639 repas ont été distribués par le centre Qajuqturvik à Iqaluit sur le seul service du 17 septembre.
Des répercussions qui se font sentir
Pour Jessie Hale, il est évident que les retards et la fragilité entourant la prolongation de l’ICFI en 2023–2024 ont eu des impacts négatifs sur la planification des projets. « De nombreux programmes qui fonctionnaient bien ont été annulés ou reportés à cause de l’incertitude et un renouvellement d’un an n’offre pas beaucoup de confiance pour les relancer. Les organismes sans but lucratif sont en mode attente », se désole-t-elle.

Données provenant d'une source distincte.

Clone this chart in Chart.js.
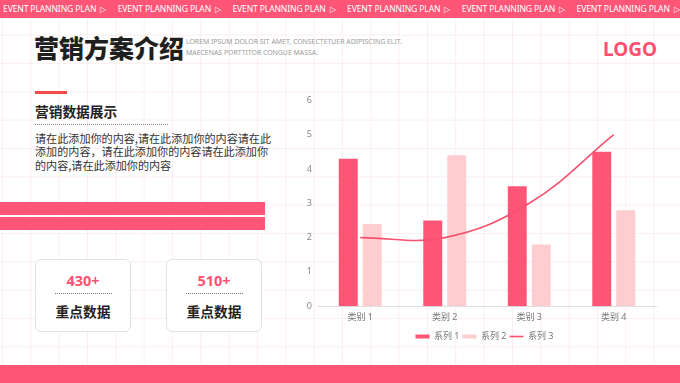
<!DOCTYPE html>
<html>
<head>
<meta charset="utf-8">
<script src="https://cdn.jsdelivr.net/npm/chart.js@4.4.0/dist/chart.umd.min.js"></script>
<style>
  html, body { margin:0; padding:0; }
  body { width:680px; height:383px; position:relative; overflow:hidden; background:#fff;
    font-family:"Noto Sans","Noto Sans CJK SC",sans-serif;
    background-image: linear-gradient(to right, #fcedf0 1px, transparent 1px), linear-gradient(to bottom, #fcedf0 1px, transparent 1px);
    background-size: 28.333px 28.333px; background-position: 2px 6.3px; }
  .abs { position:absolute; white-space:nowrap; }
  #banner { position:absolute; left:0; top:0; width:680px; height:18px; background:#ff5577; overflow:hidden; }
  .bt { position:absolute; top:0; height:18px; line-height:18px; color:#fff; font-size:8.6px; font-family:"Noto Sans",sans-serif; letter-spacing:-0.15px; }
  .bi { font-size:8px; margin-left:4px; }
  #title { left:34px; top:30px; font-size:25px; font-weight:900; color:#1f1f1f; line-height:34px; font-family:"Noto Sans CJK SC",sans-serif; }
  #sub { left:186px; top:36px; font-size:6.9px; color:#9a9a9a; line-height:11px; }
  #logo { left:603px; top:36px; font-size:19px; font-weight:700; color:#ff4f6e; line-height:26px; }
  #redline { left:35px; top:91px; width:32px; height:3px; background:#f54a4a; }
  #h2 { left:35px; top:102px; font-size:13.7px; font-weight:700; color:#222; line-height:19px; font-family:"Noto Sans CJK SC",sans-serif; }
  #dot1 { left:35px; top:124px; width:133px; height:0; border-top:1px dotted #888; }
  #para { left:35px; top:132px; font-size:11.1px; color:#333; line-height:13.4px; font-family:"Noto Sans CJK SC",sans-serif; }
  .pbar { position:absolute; left:0; width:265px; background:#ff5577; }
  .box { position:absolute; top:259px; width:94px; height:71px; border:1px solid #e2e2e2; border-radius:6px; background:#fff; }
  .num { position:absolute; left:0; width:100%; top:10px; text-align:center; color:#ff5270; font-weight:700; font-size:14.5px; line-height:20px; }
  .dl { position:absolute; left:19px; width:57px; top:33px; border-top:1px dotted #777; }
  .lab { position:absolute; left:0; width:100%; top:41px; text-align:center; color:#222; font-weight:700; font-size:13.7px; line-height:20px; font-family:"Noto Sans CJK SC",sans-serif; }
  #bottom { position:absolute; left:0; top:365px; width:680px; height:18px; background:#ff5577; }
  #chartbox { position:absolute; left:299px; top:89px; width:371px; height:262px; }
</style>
</head>
<body>
<div id="banner"></div>
<div id="title" class="abs">营销方案介绍</div>
<div id="sub" class="abs">LOREM IPSUM DOLOR SIT AMET, CONSECTETUER ADIPISCING ELIT.<br>MAECENAS PORTTITOR CONGUE MASSA.</div>
<div id="logo" class="abs">LOGO</div>
<div id="redline" class="abs"></div>
<div id="h2" class="abs">营销数据展示</div>
<div id="dot1" class="abs"></div>
<div id="para" class="abs">请在此添加你的内容,请在此添加你的内容请在此<br>添加的内容，请在此添加你的内容请在此添加你<br>的内容,请在此添加你的内容</div>
<div class="pbar" style="top:202px;height:13px;"></div>
<div class="pbar" style="top:217px;height:12.5px;"></div>
<div class="box" style="left:35px;"><div class="num">430+</div><div class="dl"></div><div class="lab">重点数据</div></div>
<div class="box" style="left:166px;"><div class="num">510+</div><div class="dl"></div><div class="lab">重点数据</div></div>
<div id="bottom"></div>
<div id="chartbox"><canvas id="c"></canvas></div>
<script>
const bannerText = "EVENT PLANNING PLAN";
const categories = ["类别 1", "类别 2", "类别 3", "类别 4"];
const seriesNames = ["系列 1", "系列 2", "系列 3"];
const series1 = [4.3, 2.5, 3.5, 4.5];
const series2 = [2.4, 4.4, 1.8, 2.8];
const series3 = [2.0, 2.0, 3.0, 5.0];
const yTicks = [0, 1, 2, 3, 4, 5, 6];

const banner = document.getElementById('banner');
for (let i = 0; i < 6; i++) {
  const s = document.createElement('div');
  s.className = 'bt';
  s.style.left = (3 + 114.7 * i) + 'px';
  s.innerHTML = bannerText + '<span class="bi">▷</span>';
  banner.appendChild(s);
}

const C1 = '#ff5577', C2 = '#ffcdd0', C3 = '#f7516f';
const font = { family: '"Noto Sans","Noto Sans CJK SC",sans-serif', size: 9 };
const legendFont = { family: '"Noto Sans","Noto Sans CJK SC",sans-serif', size: 9, lineHeight: 1 };

new Chart(document.getElementById('c'), {
  data: {
    labels: categories,
    datasets: [
      { type: 'line', label: seriesNames[2], data: series3, borderColor: C3, backgroundColor: C3,
        borderWidth: 1.6, pointRadius: 0, tension: 0.4, order: 0 },
      { type: 'bar', label: seriesNames[0], data: series1, backgroundColor: C1,
        categoryPercentage: 0.568, barPercentage: 0.79, order: 1 },
      { type: 'bar', label: seriesNames[1], data: series2, backgroundColor: C2,
        categoryPercentage: 0.568, barPercentage: 0.79, order: 2 }
    ]
  },
  options: {
    responsive: true, maintainAspectRatio: false, animation: false,
    layout: { padding: { top: 2, right: 0, left: 0, bottom: 0 } },
    scales: {
      x: { grid: { display: true, drawOnChartArea: false, drawTicks: false, color: 'rgba(0,0,0,0)' },
        border: { display: true, color: '#dddddd' },
        ticks: { color: '#777', font: font, padding: 6 } },
      y: { min: 0, max: 6, grid: { display: false, drawTicks: false }, border: { display: false },
        afterFit: (s) => { s.width = 19; },
        afterBuildTicks: (s) => { s.ticks = yTicks.map(v => ({ value: v })); },
        ticks: { color: '#888', font: font, padding: 6 } },
      yR: { position: 'right', min: 0, max: 6, grid: { display: false, drawTicks: false }, border: { display: false },
        ticks: { display: false }, afterFit: (s) => { s.width = 14; } }
    },
    plugins: {
      tooltip: { enabled: false },
      legend: {
        position: 'bottom',
        labels: {
          color: '#777', font: legendFont, usePointStyle: true, pointStyleWidth: 14, boxHeight: 4, padding: 3,
          generateLabels: (chart) => {
            const items = Chart.defaults.plugins.legend.labels.generateLabels(chart);
            items.forEach(it => {
              const ds = chart.data.datasets[it.datasetIndex];
              it.pointStyle = ds.type === 'line' ? 'line' : 'rect';
              if (ds.type === 'line') { it.lineWidth = 1.6; it.strokeStyle = C3; }
              else { it.lineWidth = 0; }
            });
            items.sort((a, b) => seriesNames.indexOf(a.text) - seriesNames.indexOf(b.text));
            return items;
          }
        }
      }
    }
  }
});
</script>
</body>
</html>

Tandis que l’incertitude du financement est la norme pour les organismes sans but lucratif, Jessie Hale s’inquiète pour la rétention du personnel, alors que les employés réclament une stabilité. « Nous allons perdre des travailleurs talentueux, ce qui signifie moins de gens pour gérer les programmes dont les membres de la communauté dépendent », soulève-t-elle.

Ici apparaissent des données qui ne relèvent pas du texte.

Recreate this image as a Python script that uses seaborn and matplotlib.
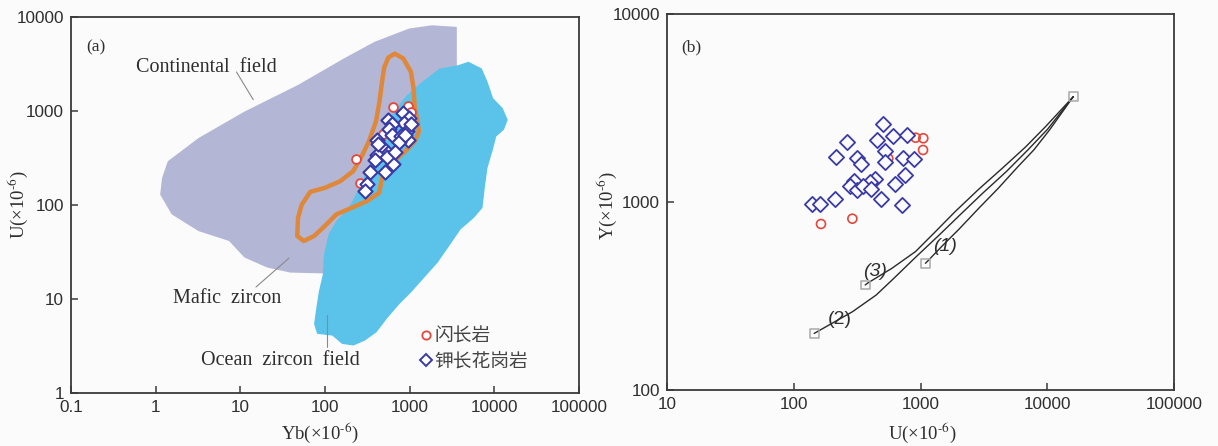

Jeneca Fanjoy veut maintenant que soit rétabli en priorité le système de bons alimentaires et que soient réduits les obstacles dans les requêtes individuelles à l’ICFI. Elle réclame aussi que le gouvernement et les organisations régionales s’attaquent aux causes profondes de l’insécurité alimentaire.
SAC affirme s’engager à continuer d’œuvrer avec ses partenaires inuit afin d’élaborer conjointement une approche à long terme qui renforce la durabilité, répond à la demande croissante et comble les besoins non satisfaits des enfants. « Nous reconnaissons les préoccupations soulevées par les dirigeants inuit, ainsi que par les dirigeants provinciaux, territoriaux et communautaires », exprime Jacinthe Goulet. Elle informe que les décisions concernant le maintien ou l’augmentation du financement de l’ICFI seront communiquées à une date ultérieure.